Commission provides 'diplomacy' with third countries
Philip Lowe, who was recently appointed director-general for energy at the European Commission, said that markets did not only function in terms of the capacity of existing players to compete with each other in an open and fair way. Physical interconnection between markets must also exist, he argued.
"The crucial issue would be for us that the signals provided in this new system to investors are such that the investor interconnection is done," he said.
In this context, he said it was important to support the development of physical infrastructure, not just within the EU network, but across the continent.
"That requires a lot of diplomacy and commercial promotion with our partners outside the EU, and that is certainly something which the present Commission will engage in a significant way," Lowe said.
"Not all problems are about funding. They are about creating the conditions under which private and public funding sources can combine, and that requires [paying] a lot of attention to the regulatory framework at national level, to facilitate investments and cross-border investments," he said, adding that it sometimes takes up to ten years to obtain environmental authorisation for cross-border interconnections like those that the Commission is promoting.
Answering a question from a Russian diplomat about the so-called 'Gazprom clause' in the third energy package, Lowe stressed the non-discriminatory nature of EU legislation, adding that the Commission wants to see Russian companies on the same level playing field as EU market players.
Michael McGehee, director of pipeline certificates at US regulator FERC, said that in recent years the US regulatory system had become more dynamic and more responsive to market initiatives.
As a result, he explained, massive infrastructural developments followed. In the last decade alone, his service has authorised 14,500 miles of pipelines, 105 billion cubic feet of new pipeline capacity and total investment, all private, of over 40 billion US dollars.

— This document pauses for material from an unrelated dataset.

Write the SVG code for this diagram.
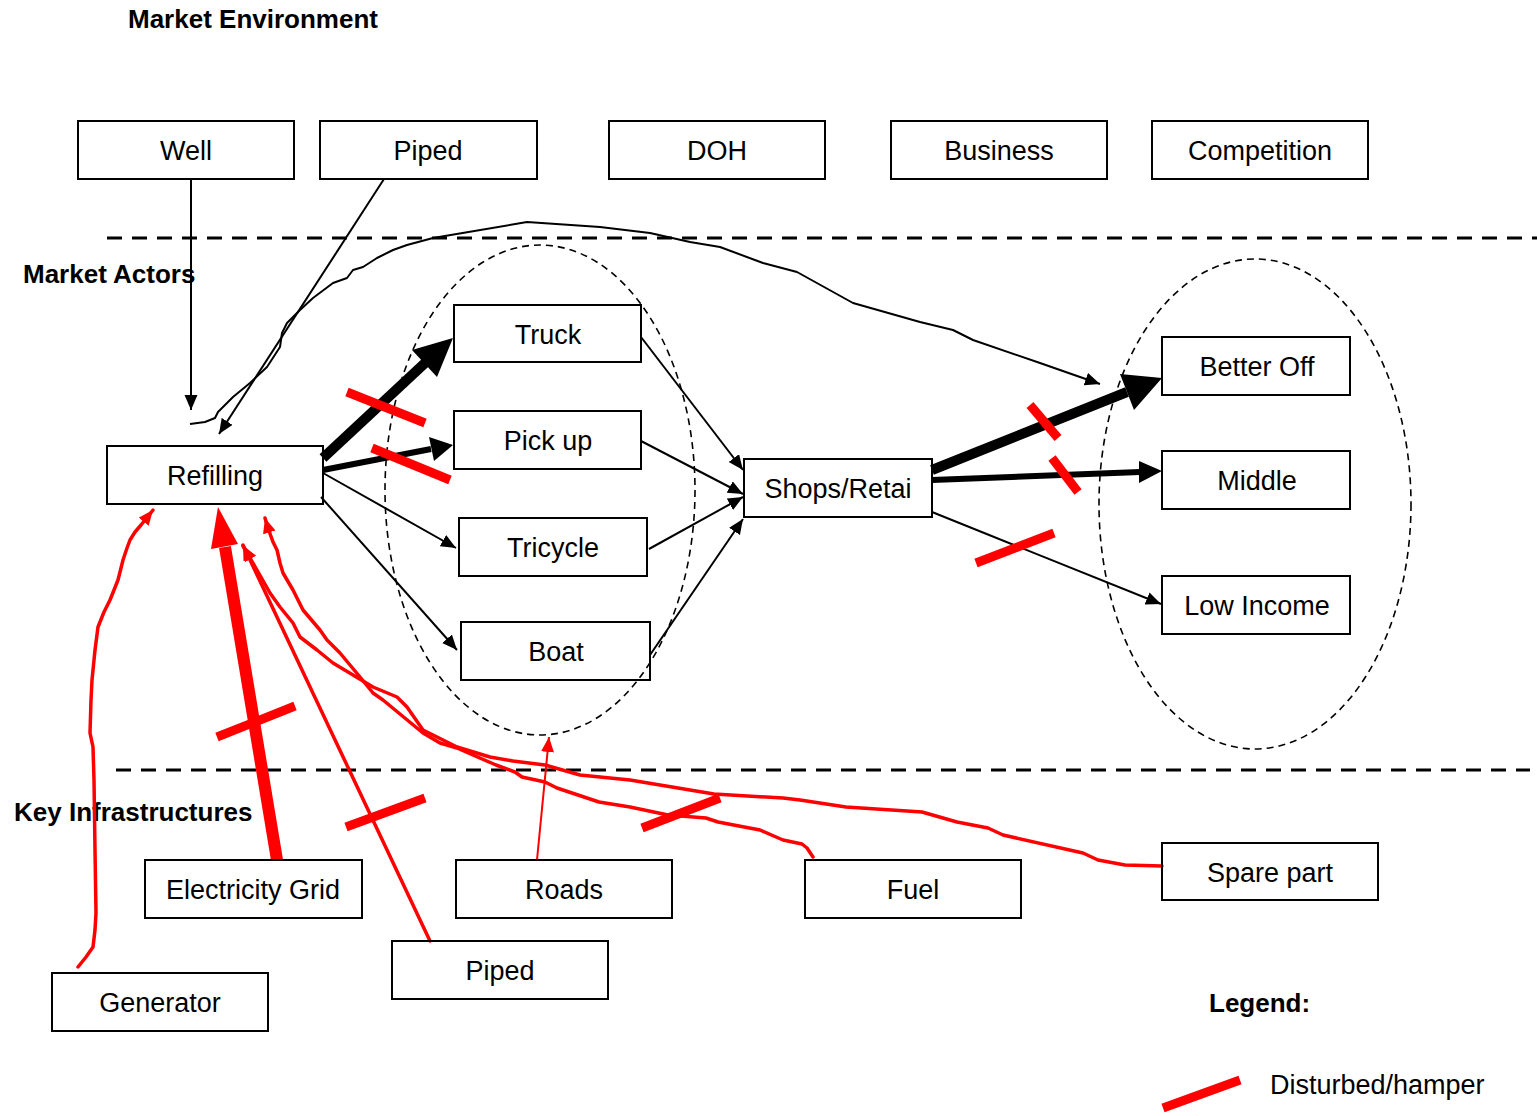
<svg xmlns="http://www.w3.org/2000/svg" width="1537" height="1116" viewBox="0 0 1537 1116">
<style>
.box{fill:none;stroke:#000;stroke-width:2}
.lbl{font-family:"Liberation Sans",Arial,sans-serif;font-size:27px;fill:#000;text-anchor:middle}
.title{font-family:"Liberation Sans",Arial,sans-serif;font-size:26px;font-weight:bold;fill:#000}
.sep{stroke:#000;stroke-width:3;stroke-dasharray:15,10;fill:none}
.ell{fill:none;stroke:#000;stroke-width:1.6;stroke-dasharray:7,5}
.thin{stroke:#000;stroke-width:2;fill:none;marker-end:url(#ah)}
.rc{stroke:#f00;stroke-width:3.5;fill:none;stroke-linejoin:round;stroke-linecap:round}
.mark{stroke:#f00;stroke-width:9;fill:none}
</style>
<defs>
<marker id="ah" markerUnits="userSpaceOnUse" markerWidth="16" markerHeight="14" refX="15" refY="6.5" orient="auto"><path d="M0,0 L15,6.5 L0,13 z" fill="#000"/></marker>
<marker id="rh" markerUnits="userSpaceOnUse" markerWidth="16" markerHeight="14" refX="15" refY="6.5" orient="auto"><path d="M0,0 L15,6.5 L0,13 z" fill="#f00"/></marker>
</defs>
<rect width="1537" height="1116" fill="#fff"/>

<g id="titles">
<text class="title" x="128" y="28">Market Environment</text>
<text class="title" x="23" y="283">Market Actors</text>
<text class="title" x="14" y="821">Key Infrastructures</text>
</g>

<g id="separators">
<line class="sep" x1="107" y1="238" x2="1537" y2="238"/>
<line class="sep" x1="116" y1="770" x2="1530" y2="770"/>
<ellipse class="ell" cx="540" cy="490" rx="155" ry="245"/>
<ellipse class="ell" cx="1255" cy="504" rx="156" ry="245"/>
</g>

<g id="connectors">
<line class="thin" x1="191" y1="179" x2="191" y2="410"/>
<line class="thin" x1="384" y1="179" x2="219" y2="434"/>
<path class="thin" stroke-linejoin="round" d="M190,424 L205,422 L215,418 L218,412 L233,397 L250,383 L267,367 L280,347 L282,333 L287,323 L300,310 L313,298 L333,283 L347,278 L353,270 L363,267 L377,258 L393,250 L407,245 L433,238 L527,222 L600,227 L650,233 L690,242 L720,247 L763,263 L797,272 L853,303 L920,322 L953,330 L973,340 L1040,363 L1100,384"/>
<path d="M323,458 L425,363" stroke="#000" stroke-width="10" fill="none"/>
<polygon points="453,338 412,350 437,377" fill="#000"/>
<path d="M323,470 L431,449" stroke="#000" stroke-width="6" fill="none"/>
<polygon points="453,445 429,437 434,461" fill="#000"/>
<line class="thin" x1="323" y1="473" x2="456" y2="548"/>
<line class="thin" x1="321" y1="497" x2="457" y2="650"/>
<line class="thin" x1="641" y1="337" x2="743" y2="470"/>
<line class="thin" x1="641" y1="441" x2="743" y2="494"/>
<line class="thin" x1="649" y1="549" x2="743" y2="497"/>
<line class="thin" x1="650" y1="655" x2="743" y2="519"/>
<path d="M932,470 L1127,392" stroke="#000" stroke-width="10" fill="none"/>
<polygon points="1162,378 1134,410 1120,374" fill="#000"/>
<path d="M932,480 L1140,472" stroke="#000" stroke-width="6" fill="none"/>
<polygon points="1162,471 1139,483 1139,461" fill="#000"/>
<line class="thin" x1="932" y1="512" x2="1161" y2="604"/>

<path d="M277,860 L225,547" stroke="#f00" stroke-width="12" fill="none"/>
<polygon points="218,507 238,544 211,549" fill="#f00"/>
<path class="rc" marker-end="url(#rh)" d="M78,967 L86,957 L93,947 L95,930 L96,913 L95,850 L94,780 L93,747 L90,733 L91,700 L92,680 L95,650 L98,627 L104,612 L110,600 L118,580 L123,560 L127,548 L130,540 L135,532 L141,525 L153,510"/>
<path class="rc" marker-end="url(#rh)" d="M430,941 L243,545"/>
<path d="M537,860 L549,737" stroke="#f00" stroke-width="2" fill="none" marker-end="url(#rh)"/>
<path class="rc" marker-end="url(#rh)" d="M1162,866 L1125,865 L1098,860 L1083,853 L1003,835 L988,828 L957,822 L922,812 L846,807 L800,800 L783,798 L714,794 L630,780 L580,775 L545,765 L513,761 L490,757 L457,747 L423,730 L407,707 L397,697 L373,687 L333,663 L317,650 L300,637 L293,623 L280,607 L270,593 L253,563 L243,546"/>
<path class="rc" marker-end="url(#rh)" d="M813,857 L807,848 L802,844 L783,840 L760,830 L718,822 L706,818 L668,815 L630,807 L599,802 L557,788 L545,782 L522,777 L515,772 L496,765 L457,748 L440,743 L423,733 L383,700 L373,693 L360,677 L340,653 L327,640 L320,630 L303,610 L293,590 L283,573 L280,563 L277,550 L273,542 L268,528 L265,518"/>
</g>

<g id="disturbances">
<line class="mark" x1="347" y1="392" x2="425" y2="423"/>
<line class="mark" x1="372" y1="448" x2="450" y2="480"/>
<line class="mark" x1="1030" y1="405" x2="1058" y2="438"/>
<line class="mark" x1="1052" y1="458" x2="1078" y2="492"/>
<line class="mark" x1="976" y1="563" x2="1054" y2="533"/>
<line class="mark" x1="217" y1="737" x2="295" y2="706"/>
<line class="mark" x1="346" y1="827" x2="425" y2="798"/>
<line class="mark" x1="642" y1="828" x2="720" y2="798"/>
</g>

<g id="n-well"><rect class="box" x="78" y="121" width="216" height="58"/><text class="lbl" x="186" y="159.5">Well</text></g>
<g id="n-piped-env"><rect class="box" x="320" y="121" width="217" height="58"/><text class="lbl" x="428" y="159.5">Piped</text></g>
<g id="n-doh"><rect class="box" x="609" y="121" width="216" height="58"/><text class="lbl" x="717" y="159.5">DOH</text></g>
<g id="n-business"><rect class="box" x="891" y="121" width="216" height="58"/><text class="lbl" x="999" y="159.5">Business</text></g>
<g id="n-competition"><rect class="box" x="1152" y="121" width="216" height="58"/><text class="lbl" x="1260" y="159.5">Competition</text></g>
<g id="n-refilling"><rect class="box" x="107" y="446" width="216" height="58"/><text class="lbl" x="215" y="484.5">Refilling</text></g>
<g id="n-truck"><rect class="box" x="454" y="305" width="187" height="57"/><text class="lbl" x="548" y="343.5">Truck</text></g>
<g id="n-pickup"><rect class="box" x="454" y="411" width="187" height="58"/><text class="lbl" x="548" y="449.5">Pick up</text></g>
<g id="n-tricycle"><rect class="box" x="459" y="518" width="188" height="58"/><text class="lbl" x="553" y="556.5">Tricycle</text></g>
<g id="n-boat"><rect class="box" x="461" y="622" width="189" height="58"/><text class="lbl" x="556" y="660.5">Boat</text></g>
<g id="n-shops"><rect class="box" x="744" y="459" width="188" height="58"/><text class="lbl" x="838" y="497.5">Shops/Retai</text></g>
<g id="n-betteroff"><rect class="box" x="1162" y="337" width="188" height="58"/><text class="lbl" x="1257" y="375.5">Better Off</text></g>
<g id="n-middle"><rect class="box" x="1162" y="451" width="188" height="58"/><text class="lbl" x="1257" y="489.5">Middle</text></g>
<g id="n-lowincome"><rect class="box" x="1162" y="576" width="188" height="58"/><text class="lbl" x="1257" y="614.5">Low Income</text></g>
<g id="n-electricity"><rect class="box" x="145" y="860" width="217" height="58"/><text class="lbl" x="253" y="898.5">Electricity Grid</text></g>
<g id="n-roads"><rect class="box" x="456" y="860" width="216" height="58"/><text class="lbl" x="564" y="898.5">Roads</text></g>
<g id="n-fuel"><rect class="box" x="805" y="860" width="216" height="58"/><text class="lbl" x="913" y="898.5">Fuel</text></g>
<g id="n-sparepart"><rect class="box" x="1162" y="843" width="216" height="57"/><text class="lbl" x="1270" y="881.5">Spare part</text></g>
<g id="n-piped-infra"><rect class="box" x="392" y="941" width="216" height="58"/><text class="lbl" x="500" y="979.5">Piped</text></g>
<g id="n-generator"><rect class="box" x="52" y="973" width="216" height="58"/><text class="lbl" x="160" y="1011.5">Generator</text></g>

<g id="legend">
<text class="title" x="1209" y="1012">Legend:</text>
<line class="mark" x1="1163" y1="1108" x2="1240" y2="1080"/>
<text class="title" style="font-weight:normal;font-size:27px" x="1270" y="1094">Disturbed/hamper</text>
</g>
</svg>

One of the keys to this success is the open-access process, he stressed. No public funds were used, he told the audience.
Europe lags behind the US in developing gas supply infrastructure. The Clingendael Institute, a Dutch think-tank, reports that over the last decade, Europe has added a mere 1,000 kilometres to its transnational pipeline network. In the US – where unbundling was completed in the early 1990s – private companies have built around 30,000 kilometres of new pipelines over the same period (in response to approximately the same growth in demand for gas).
On 10 October 2008, European energy ministers struck a compromise deal on a European Commission proposal to open up the EU's gas and electricity markets.
The EU executive's original plans for the so-called 'third energy package' had sought to ease the stranglehold of former national energy monopolies by forcing them to sell off their transmission assets and keep these activities separate from energy production (so-called 'ownership unbundling').
Several member states, however, decided to grant their former monopolies the right to retain ownership of their gas and electricity grids in exchange for strict outside supervision. A clause was inserted to prevent energy producers from buying up the transmission businesses of energy companies in European countries where full unbundling has been introduced .
The EU budget allocates only around €250 million a year to energy infrastructure under the 'Trans-European Networks for Energy' programme (TEN-E). The EU's economic recovery plan, adopted in 2008, earmarked €1.4 billion for energy projects, with parts of this going on connections between national power grids and gas pipeline networks.
Now the Commission is suggesting that the EU should set up a new fund for the next budgetary period, which starts in 2014. This 'energy security and infrastructure instrument' could dispatch €1-2 billion a year.